## DATA FOR THE TASK
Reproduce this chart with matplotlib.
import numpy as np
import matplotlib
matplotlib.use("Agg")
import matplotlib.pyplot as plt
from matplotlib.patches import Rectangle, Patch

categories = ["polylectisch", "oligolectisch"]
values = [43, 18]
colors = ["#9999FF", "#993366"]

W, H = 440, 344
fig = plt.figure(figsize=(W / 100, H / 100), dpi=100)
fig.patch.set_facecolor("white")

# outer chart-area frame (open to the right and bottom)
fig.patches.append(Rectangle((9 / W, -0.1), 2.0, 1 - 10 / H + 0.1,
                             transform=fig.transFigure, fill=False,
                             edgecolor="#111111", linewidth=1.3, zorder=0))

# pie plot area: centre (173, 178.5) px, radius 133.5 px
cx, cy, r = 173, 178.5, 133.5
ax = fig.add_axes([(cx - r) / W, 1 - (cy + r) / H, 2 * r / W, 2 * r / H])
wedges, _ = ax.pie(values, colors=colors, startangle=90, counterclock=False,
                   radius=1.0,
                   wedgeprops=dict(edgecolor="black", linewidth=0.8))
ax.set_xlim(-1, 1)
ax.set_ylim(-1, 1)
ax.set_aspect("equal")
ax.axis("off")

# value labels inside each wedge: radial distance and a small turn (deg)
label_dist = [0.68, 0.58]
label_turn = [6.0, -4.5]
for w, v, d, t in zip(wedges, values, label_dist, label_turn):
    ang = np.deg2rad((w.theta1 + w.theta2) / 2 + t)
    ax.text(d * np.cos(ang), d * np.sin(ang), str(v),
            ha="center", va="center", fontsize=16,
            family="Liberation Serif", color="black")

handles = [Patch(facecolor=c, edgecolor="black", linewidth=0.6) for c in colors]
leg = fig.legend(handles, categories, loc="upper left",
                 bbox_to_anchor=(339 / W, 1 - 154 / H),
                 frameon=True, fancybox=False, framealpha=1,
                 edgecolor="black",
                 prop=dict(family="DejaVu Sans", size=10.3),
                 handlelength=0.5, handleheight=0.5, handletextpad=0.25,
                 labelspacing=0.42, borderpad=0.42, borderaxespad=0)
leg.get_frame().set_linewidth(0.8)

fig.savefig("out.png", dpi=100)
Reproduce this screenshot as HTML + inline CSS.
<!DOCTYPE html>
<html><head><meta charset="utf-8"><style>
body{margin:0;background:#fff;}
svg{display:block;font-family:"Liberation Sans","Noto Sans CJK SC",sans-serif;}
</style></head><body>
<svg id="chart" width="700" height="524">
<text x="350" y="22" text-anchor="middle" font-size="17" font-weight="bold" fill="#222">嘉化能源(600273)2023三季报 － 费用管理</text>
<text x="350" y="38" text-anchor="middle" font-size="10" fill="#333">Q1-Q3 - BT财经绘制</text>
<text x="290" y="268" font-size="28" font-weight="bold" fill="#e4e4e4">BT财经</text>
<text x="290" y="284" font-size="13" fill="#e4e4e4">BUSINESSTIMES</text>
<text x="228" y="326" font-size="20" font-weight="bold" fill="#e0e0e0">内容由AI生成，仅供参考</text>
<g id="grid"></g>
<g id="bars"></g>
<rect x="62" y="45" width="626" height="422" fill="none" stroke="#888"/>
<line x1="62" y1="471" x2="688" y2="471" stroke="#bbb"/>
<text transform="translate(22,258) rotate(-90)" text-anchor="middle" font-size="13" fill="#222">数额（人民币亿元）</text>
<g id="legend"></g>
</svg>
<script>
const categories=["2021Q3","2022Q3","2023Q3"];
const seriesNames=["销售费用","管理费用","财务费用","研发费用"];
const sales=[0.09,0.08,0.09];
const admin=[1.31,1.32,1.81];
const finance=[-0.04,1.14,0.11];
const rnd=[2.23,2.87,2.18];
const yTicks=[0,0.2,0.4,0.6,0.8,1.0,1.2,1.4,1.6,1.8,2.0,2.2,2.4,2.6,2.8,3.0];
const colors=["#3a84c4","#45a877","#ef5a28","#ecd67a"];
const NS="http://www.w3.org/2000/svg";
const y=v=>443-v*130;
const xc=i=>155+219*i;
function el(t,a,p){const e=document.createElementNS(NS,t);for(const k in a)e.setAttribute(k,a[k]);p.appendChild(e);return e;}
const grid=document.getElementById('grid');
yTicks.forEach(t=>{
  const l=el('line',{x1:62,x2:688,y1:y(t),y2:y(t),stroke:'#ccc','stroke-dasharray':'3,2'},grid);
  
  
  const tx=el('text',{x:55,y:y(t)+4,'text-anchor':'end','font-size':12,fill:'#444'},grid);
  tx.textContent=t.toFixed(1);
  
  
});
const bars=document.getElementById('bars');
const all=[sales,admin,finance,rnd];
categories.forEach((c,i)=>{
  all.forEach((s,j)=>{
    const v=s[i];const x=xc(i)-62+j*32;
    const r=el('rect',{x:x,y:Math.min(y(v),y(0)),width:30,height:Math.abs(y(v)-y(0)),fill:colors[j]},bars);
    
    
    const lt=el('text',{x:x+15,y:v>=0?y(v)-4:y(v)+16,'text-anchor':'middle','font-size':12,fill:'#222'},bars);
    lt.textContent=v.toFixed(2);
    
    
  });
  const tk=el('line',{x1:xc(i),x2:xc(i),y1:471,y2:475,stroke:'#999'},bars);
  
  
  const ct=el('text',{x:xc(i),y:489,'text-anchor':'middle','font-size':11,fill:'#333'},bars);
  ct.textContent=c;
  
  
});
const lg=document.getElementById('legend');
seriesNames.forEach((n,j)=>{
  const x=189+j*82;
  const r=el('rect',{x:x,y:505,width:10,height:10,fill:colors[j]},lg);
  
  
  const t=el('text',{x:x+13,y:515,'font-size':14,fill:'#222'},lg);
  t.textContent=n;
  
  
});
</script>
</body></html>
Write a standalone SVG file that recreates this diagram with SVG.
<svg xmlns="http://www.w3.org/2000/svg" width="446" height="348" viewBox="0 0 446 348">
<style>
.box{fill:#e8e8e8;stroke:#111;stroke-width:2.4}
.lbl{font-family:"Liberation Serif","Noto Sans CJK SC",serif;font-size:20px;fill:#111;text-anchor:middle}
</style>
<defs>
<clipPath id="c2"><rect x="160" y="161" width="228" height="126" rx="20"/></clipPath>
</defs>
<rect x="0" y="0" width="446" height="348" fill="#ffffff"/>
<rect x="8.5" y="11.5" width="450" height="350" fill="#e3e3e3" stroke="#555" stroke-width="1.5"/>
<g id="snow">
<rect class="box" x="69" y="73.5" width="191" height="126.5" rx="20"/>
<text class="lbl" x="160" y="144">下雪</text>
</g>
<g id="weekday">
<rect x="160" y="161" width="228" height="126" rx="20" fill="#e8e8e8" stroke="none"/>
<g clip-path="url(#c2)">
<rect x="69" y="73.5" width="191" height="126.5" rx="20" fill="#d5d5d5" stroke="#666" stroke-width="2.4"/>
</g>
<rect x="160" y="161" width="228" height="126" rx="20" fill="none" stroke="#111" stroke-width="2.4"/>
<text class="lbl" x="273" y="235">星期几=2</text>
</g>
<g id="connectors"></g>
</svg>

==

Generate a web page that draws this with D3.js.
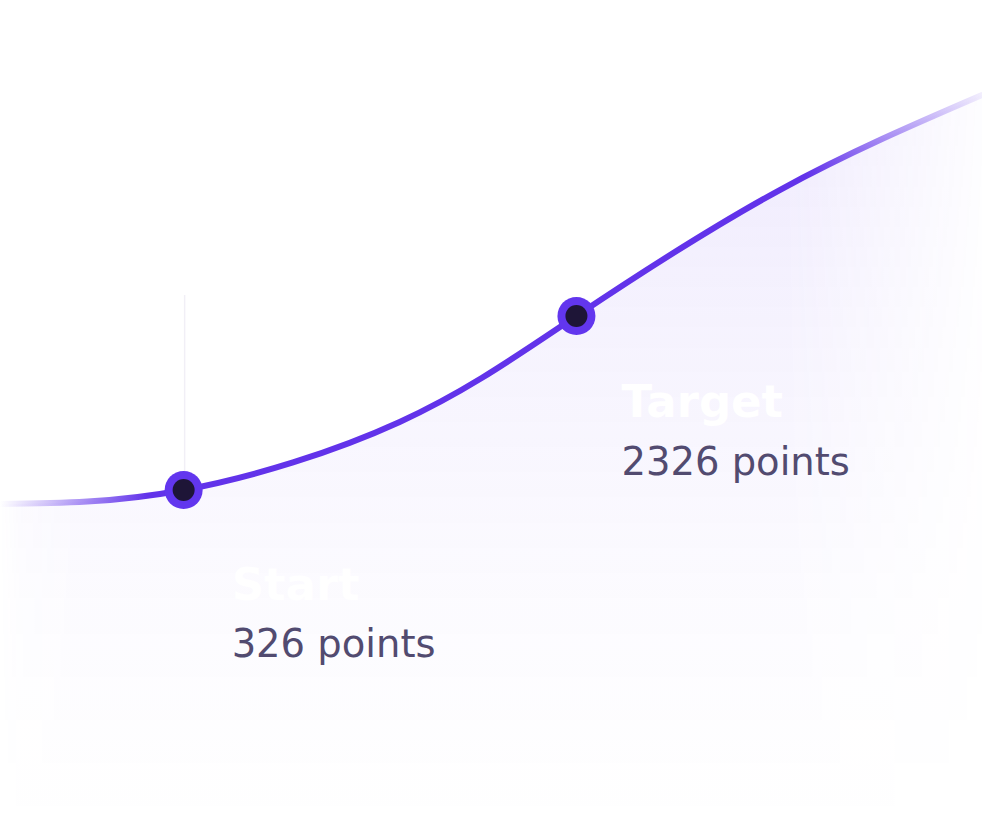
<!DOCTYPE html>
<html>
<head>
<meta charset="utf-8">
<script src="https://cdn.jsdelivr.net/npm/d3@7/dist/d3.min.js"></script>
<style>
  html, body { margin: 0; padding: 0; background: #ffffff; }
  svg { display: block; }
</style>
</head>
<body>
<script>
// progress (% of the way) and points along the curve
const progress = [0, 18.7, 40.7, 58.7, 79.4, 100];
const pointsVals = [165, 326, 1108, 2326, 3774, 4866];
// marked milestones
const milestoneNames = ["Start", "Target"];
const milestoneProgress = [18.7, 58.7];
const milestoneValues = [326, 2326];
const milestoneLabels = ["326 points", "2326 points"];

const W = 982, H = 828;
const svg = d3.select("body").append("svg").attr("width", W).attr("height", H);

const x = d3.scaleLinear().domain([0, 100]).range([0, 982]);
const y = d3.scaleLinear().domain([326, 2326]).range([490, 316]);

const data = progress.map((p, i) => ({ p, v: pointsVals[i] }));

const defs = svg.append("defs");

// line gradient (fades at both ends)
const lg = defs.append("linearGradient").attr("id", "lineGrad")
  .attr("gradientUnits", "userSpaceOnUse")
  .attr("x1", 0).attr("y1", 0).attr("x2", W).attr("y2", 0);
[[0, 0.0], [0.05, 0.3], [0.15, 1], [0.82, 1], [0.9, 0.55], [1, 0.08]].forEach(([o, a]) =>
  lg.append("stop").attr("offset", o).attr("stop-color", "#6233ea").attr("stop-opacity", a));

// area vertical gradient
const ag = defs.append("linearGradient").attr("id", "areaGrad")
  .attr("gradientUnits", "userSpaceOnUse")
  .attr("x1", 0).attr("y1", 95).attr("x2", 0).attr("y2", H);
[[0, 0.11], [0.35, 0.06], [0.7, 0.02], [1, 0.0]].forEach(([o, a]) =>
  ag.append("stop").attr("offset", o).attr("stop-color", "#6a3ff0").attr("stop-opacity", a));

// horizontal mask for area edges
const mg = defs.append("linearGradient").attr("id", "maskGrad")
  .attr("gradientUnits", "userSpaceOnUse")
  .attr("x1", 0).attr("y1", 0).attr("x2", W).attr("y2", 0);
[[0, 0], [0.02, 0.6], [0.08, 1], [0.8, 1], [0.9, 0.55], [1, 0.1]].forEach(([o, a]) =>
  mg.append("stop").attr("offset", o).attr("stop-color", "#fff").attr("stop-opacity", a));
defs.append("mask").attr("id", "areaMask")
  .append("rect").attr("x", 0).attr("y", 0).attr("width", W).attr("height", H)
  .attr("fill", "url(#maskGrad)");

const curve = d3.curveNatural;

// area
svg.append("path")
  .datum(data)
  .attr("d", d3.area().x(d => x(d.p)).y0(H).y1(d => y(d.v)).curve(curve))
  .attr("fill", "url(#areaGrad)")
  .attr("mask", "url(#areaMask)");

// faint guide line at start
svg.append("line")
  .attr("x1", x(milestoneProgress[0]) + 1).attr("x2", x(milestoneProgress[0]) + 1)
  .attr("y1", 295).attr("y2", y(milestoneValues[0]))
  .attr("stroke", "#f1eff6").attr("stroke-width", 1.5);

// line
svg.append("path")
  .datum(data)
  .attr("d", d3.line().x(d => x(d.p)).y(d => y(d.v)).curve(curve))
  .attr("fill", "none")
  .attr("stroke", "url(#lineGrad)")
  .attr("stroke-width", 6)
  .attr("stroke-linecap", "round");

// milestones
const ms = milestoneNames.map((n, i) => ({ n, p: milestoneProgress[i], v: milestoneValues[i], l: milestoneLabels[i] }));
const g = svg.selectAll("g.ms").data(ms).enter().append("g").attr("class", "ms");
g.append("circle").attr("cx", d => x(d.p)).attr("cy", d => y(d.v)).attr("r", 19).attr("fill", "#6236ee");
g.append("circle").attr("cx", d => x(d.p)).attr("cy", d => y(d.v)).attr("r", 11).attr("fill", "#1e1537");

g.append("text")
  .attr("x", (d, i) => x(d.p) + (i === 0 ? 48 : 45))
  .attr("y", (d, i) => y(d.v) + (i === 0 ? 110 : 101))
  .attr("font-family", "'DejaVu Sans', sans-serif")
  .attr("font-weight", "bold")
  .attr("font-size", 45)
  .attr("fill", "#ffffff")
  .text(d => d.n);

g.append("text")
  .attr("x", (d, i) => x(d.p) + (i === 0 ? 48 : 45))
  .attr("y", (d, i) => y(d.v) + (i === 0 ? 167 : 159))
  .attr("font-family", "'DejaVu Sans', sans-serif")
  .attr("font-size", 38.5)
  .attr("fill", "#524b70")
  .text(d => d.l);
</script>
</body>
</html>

...

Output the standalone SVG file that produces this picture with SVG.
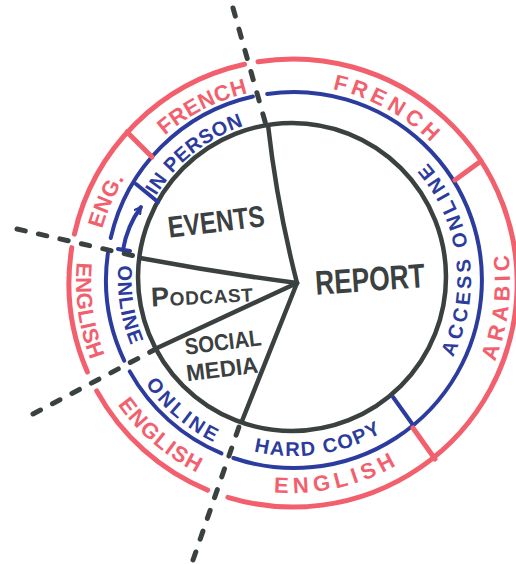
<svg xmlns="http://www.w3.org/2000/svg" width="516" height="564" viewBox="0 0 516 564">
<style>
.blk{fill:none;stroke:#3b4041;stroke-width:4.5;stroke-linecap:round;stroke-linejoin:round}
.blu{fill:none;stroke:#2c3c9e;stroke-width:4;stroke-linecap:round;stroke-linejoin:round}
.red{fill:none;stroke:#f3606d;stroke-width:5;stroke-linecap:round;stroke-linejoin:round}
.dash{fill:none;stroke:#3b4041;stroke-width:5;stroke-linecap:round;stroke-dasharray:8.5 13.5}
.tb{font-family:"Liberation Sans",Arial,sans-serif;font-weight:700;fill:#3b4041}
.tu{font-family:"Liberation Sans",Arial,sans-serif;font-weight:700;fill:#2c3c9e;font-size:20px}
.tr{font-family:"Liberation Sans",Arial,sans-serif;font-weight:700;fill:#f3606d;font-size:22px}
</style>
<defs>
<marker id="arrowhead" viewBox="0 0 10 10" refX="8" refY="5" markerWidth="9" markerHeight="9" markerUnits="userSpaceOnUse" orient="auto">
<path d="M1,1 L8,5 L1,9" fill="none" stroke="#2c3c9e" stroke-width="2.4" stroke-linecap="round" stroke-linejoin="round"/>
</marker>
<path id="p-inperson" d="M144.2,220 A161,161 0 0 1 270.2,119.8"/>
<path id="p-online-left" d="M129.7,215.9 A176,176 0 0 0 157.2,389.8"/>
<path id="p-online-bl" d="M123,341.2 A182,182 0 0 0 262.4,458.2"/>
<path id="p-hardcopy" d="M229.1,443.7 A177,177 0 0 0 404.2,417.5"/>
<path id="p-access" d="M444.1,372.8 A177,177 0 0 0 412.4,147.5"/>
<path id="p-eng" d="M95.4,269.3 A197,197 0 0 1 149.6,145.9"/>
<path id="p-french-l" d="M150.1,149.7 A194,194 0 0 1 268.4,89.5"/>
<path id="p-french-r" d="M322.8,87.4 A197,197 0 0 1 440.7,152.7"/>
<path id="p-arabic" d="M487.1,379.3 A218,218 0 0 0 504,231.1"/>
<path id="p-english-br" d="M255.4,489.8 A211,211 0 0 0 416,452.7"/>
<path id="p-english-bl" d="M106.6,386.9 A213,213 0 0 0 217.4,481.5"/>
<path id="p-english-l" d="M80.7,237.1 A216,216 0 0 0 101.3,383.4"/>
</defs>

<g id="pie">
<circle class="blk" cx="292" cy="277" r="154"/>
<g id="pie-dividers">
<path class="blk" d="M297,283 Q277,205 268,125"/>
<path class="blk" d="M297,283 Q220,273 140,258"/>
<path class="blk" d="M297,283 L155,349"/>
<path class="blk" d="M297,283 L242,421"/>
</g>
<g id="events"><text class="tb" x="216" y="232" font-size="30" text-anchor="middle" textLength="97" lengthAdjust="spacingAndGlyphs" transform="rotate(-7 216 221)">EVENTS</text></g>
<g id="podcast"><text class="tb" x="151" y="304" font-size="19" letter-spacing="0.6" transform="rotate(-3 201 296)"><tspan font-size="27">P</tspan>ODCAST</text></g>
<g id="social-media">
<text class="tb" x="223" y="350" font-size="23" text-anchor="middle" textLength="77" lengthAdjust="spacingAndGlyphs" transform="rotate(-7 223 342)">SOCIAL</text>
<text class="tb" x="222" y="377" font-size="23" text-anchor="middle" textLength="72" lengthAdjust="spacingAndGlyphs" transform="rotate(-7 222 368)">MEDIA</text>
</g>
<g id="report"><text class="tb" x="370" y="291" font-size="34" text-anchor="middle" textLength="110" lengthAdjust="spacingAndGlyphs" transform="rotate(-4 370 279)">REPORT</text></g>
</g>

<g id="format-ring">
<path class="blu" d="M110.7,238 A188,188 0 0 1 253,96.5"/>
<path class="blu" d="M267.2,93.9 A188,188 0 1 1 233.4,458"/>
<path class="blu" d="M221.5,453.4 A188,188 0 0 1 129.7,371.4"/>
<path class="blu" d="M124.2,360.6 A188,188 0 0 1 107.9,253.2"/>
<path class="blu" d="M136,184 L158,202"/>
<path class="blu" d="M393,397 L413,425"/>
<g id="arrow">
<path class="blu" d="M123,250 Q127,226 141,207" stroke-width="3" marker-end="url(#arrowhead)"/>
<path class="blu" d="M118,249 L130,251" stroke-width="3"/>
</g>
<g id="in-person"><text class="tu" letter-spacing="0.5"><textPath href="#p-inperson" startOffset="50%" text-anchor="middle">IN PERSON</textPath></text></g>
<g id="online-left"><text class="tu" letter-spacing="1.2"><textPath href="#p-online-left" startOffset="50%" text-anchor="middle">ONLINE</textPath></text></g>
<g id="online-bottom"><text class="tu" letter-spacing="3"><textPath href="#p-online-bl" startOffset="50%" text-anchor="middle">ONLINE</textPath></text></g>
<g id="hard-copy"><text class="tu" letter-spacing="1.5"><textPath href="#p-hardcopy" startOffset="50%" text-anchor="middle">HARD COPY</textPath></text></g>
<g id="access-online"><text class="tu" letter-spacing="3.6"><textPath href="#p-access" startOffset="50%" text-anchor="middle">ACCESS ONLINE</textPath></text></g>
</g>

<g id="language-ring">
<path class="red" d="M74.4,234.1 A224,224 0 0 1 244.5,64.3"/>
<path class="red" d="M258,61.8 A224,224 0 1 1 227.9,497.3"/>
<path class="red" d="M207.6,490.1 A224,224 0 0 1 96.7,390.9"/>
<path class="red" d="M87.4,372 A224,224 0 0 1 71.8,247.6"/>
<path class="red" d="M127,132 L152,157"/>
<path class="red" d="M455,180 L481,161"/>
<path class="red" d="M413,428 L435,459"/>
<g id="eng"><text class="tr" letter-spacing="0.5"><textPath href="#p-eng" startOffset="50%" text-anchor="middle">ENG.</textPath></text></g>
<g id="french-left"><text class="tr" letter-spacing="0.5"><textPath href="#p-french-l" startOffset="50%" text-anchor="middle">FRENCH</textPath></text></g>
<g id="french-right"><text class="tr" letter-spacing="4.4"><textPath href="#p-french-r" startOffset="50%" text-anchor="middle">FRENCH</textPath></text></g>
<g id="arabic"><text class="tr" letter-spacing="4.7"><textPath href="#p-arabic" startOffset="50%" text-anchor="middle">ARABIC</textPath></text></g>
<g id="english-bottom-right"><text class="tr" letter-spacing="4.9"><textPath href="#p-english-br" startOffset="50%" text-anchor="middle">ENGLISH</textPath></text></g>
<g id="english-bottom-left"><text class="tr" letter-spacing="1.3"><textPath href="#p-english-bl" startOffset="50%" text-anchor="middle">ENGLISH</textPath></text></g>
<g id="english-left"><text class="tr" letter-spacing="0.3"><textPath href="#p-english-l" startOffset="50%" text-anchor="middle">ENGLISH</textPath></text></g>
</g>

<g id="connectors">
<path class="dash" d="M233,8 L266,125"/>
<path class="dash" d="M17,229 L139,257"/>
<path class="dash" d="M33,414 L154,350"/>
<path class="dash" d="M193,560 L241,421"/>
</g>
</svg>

## WHAT TO WORK ON
Exactly as written, return the lines from the line containing "Reproduce this chart with matplotlib." through the line containing "from matplotlib.patches import", both included.

## EXERCISE RESPONSE
Reproduce this chart with matplotlib.
import numpy as np
import matplotlib
matplotlib.use("Agg")
import matplotlib.pyplot as plt
from matplotlib.patches import Rectangle, Patch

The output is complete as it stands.